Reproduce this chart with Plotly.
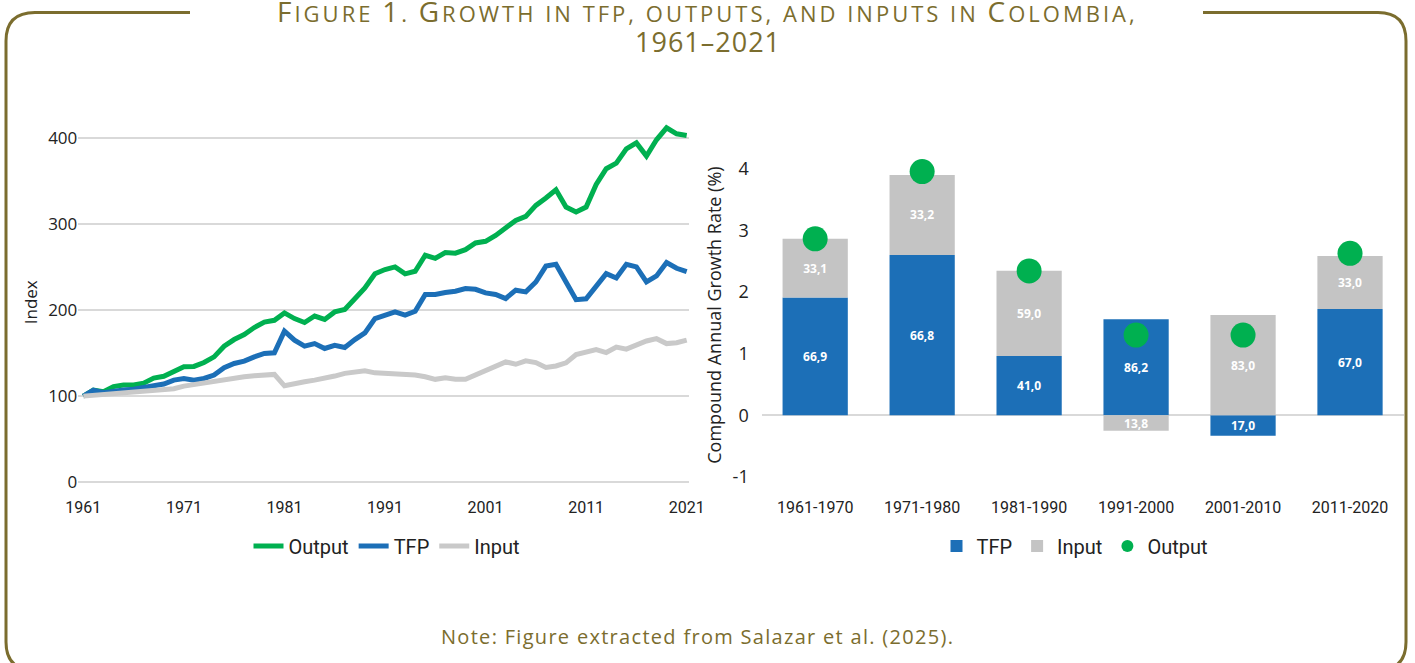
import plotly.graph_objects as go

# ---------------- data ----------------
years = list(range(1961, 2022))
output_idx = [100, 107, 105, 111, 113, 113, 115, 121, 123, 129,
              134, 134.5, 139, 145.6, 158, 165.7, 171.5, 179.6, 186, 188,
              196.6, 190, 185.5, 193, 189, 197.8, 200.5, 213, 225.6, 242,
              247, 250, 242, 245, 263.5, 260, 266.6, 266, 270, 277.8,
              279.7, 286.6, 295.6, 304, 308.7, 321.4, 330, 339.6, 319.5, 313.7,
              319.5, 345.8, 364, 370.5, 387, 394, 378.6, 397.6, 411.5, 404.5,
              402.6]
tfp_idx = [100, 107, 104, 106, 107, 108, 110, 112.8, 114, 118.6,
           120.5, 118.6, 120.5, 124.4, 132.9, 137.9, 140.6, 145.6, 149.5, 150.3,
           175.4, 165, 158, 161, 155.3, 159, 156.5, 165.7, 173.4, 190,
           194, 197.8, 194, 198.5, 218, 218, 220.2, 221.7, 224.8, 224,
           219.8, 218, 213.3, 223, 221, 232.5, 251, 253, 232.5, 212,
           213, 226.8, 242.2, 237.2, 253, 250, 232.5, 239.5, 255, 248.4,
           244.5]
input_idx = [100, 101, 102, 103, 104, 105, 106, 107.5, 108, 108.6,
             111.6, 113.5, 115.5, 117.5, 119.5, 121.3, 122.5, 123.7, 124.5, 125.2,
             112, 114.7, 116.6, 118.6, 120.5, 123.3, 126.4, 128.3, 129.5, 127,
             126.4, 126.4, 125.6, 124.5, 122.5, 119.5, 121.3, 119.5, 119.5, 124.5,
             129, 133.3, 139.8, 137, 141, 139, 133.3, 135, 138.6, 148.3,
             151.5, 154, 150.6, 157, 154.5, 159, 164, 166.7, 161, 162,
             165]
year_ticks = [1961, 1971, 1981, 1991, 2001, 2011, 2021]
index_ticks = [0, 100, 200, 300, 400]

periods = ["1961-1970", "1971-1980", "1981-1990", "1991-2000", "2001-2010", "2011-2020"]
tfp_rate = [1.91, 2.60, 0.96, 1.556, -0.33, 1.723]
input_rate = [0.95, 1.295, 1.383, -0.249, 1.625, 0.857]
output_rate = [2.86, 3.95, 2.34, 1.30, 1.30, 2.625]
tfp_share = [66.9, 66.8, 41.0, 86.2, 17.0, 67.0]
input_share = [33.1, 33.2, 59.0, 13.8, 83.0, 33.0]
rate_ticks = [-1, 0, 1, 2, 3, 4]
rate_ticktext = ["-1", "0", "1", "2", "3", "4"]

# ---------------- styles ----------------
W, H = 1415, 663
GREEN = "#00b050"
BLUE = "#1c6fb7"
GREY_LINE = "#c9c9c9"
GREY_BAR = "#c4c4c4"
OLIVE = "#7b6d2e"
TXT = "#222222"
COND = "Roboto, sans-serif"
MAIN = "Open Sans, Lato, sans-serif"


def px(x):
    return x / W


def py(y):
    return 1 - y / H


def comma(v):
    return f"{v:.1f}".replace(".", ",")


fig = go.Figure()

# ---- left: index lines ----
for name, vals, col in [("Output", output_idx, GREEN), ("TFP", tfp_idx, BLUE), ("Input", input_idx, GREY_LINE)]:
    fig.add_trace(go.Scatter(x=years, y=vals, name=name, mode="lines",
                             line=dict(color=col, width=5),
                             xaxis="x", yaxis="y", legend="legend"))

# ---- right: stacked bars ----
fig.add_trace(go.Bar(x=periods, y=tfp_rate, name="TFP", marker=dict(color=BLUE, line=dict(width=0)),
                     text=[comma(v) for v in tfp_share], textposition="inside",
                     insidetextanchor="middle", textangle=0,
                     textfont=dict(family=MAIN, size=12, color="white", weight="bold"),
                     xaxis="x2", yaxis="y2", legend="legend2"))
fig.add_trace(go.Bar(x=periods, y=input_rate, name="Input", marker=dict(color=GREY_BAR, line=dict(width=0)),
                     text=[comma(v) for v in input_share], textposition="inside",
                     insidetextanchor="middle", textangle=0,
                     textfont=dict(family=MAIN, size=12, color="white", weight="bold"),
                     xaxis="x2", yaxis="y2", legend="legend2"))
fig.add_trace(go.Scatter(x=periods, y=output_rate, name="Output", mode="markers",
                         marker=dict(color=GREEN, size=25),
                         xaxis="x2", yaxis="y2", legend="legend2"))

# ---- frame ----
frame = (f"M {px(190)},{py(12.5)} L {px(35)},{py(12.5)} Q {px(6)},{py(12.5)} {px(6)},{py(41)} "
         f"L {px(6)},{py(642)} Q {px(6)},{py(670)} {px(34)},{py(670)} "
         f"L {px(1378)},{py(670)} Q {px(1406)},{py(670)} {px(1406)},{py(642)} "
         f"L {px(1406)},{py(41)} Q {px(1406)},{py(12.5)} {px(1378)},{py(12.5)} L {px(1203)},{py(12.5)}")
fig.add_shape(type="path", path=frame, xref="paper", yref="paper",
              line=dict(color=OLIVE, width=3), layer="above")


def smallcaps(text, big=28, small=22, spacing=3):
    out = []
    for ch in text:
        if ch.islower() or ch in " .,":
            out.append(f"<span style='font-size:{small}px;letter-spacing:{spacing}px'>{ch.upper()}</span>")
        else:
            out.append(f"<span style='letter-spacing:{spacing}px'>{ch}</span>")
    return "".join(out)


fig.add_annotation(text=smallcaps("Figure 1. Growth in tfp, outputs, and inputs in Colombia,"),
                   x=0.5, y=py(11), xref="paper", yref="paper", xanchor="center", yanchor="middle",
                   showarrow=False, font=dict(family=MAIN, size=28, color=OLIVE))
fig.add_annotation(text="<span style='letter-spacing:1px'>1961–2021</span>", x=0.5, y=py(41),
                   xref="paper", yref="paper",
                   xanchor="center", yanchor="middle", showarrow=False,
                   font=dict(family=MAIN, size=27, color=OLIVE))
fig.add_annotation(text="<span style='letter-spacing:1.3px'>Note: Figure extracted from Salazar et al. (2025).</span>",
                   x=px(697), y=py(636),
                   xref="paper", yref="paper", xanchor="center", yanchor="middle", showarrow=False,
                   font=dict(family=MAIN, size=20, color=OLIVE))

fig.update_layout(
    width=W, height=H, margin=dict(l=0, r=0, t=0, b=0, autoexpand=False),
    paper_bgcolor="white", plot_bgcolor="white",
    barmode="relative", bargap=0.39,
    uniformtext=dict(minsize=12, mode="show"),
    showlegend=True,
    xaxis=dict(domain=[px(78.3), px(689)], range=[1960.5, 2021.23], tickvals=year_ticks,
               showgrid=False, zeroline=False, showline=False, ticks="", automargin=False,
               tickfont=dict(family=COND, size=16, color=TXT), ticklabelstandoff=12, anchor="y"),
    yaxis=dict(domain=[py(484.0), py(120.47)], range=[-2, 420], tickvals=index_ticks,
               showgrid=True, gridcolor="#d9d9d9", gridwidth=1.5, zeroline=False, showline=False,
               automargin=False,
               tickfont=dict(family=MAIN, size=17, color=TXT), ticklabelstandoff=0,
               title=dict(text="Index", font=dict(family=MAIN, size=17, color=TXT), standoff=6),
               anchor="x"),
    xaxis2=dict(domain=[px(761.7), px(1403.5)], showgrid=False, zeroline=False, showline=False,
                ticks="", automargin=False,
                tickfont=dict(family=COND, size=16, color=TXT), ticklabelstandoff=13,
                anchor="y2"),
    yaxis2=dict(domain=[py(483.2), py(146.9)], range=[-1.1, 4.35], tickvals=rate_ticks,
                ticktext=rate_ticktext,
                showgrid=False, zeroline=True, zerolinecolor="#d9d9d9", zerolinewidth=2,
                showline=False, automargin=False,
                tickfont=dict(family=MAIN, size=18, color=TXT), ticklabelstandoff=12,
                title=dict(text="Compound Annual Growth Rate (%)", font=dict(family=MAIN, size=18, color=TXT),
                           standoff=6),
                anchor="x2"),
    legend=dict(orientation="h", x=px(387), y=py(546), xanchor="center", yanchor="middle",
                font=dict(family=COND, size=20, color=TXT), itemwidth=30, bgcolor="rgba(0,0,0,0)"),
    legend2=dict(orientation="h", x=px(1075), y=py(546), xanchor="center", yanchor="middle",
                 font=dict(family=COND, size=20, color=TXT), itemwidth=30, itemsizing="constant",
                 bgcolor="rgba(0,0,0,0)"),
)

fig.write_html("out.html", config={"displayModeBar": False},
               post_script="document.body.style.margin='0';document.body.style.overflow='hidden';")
────
Leave out the pictures, then repeat the listing above exactly from its first line to the line with "index_ticks = [0, 100, 200, 300, 400]", inclusive.

Reproduce this chart with Plotly.
import plotly.graph_objects as go

# ---------------- data ----------------
years = list(range(1961, 2022))
output_idx = [100, 107, 105, 111, 113, 113, 115, 121, 123, 129,
              134, 134.5, 139, 145.6, 158, 165.7, 171.5, 179.6, 186, 188,
              196.6, 190, 185.5, 193, 189, 197.8, 200.5, 213, 225.6, 242,
              247, 250, 242, 245, 263.5, 260, 266.6, 266, 270, 277.8,
              279.7, 286.6, 295.6, 304, 308.7, 321.4, 330, 339.6, 319.5, 313.7,
              319.5, 345.8, 364, 370.5, 387, 394, 378.6, 397.6, 411.5, 404.5,
              402.6]
tfp_idx = [100, 107, 104, 106, 107, 108, 110, 112.8, 114, 118.6,
           120.5, 118.6, 120.5, 124.4, 132.9, 137.9, 140.6, 145.6, 149.5, 150.3,
           175.4, 165, 158, 161, 155.3, 159, 156.5, 165.7, 173.4, 190,
           194, 197.8, 194, 198.5, 218, 218, 220.2, 221.7, 224.8, 224,
           219.8, 218, 213.3, 223, 221, 232.5, 251, 253, 232.5, 212,
           213, 226.8, 242.2, 237.2, 253, 250, 232.5, 239.5, 255, 248.4,
           244.5]
input_idx = [100, 101, 102, 103, 104, 105, 106, 107.5, 108, 108.6,
             111.6, 113.5, 115.5, 117.5, 119.5, 121.3, 122.5, 123.7, 124.5, 125.2,
             112, 114.7, 116.6, 118.6, 120.5, 123.3, 126.4, 128.3, 129.5, 127,
             126.4, 126.4, 125.6, 124.5, 122.5, 119.5, 121.3, 119.5, 119.5, 124.5,
             129, 133.3, 139.8, 137, 141, 139, 133.3, 135, 138.6, 148.3,
             151.5, 154, 150.6, 157, 154.5, 159, 164, 166.7, 161, 162,
             165]
year_ticks = [1961, 1971, 1981, 1991, 2001, 2011, 2021]
index_ticks = [0, 100, 200, 300, 400]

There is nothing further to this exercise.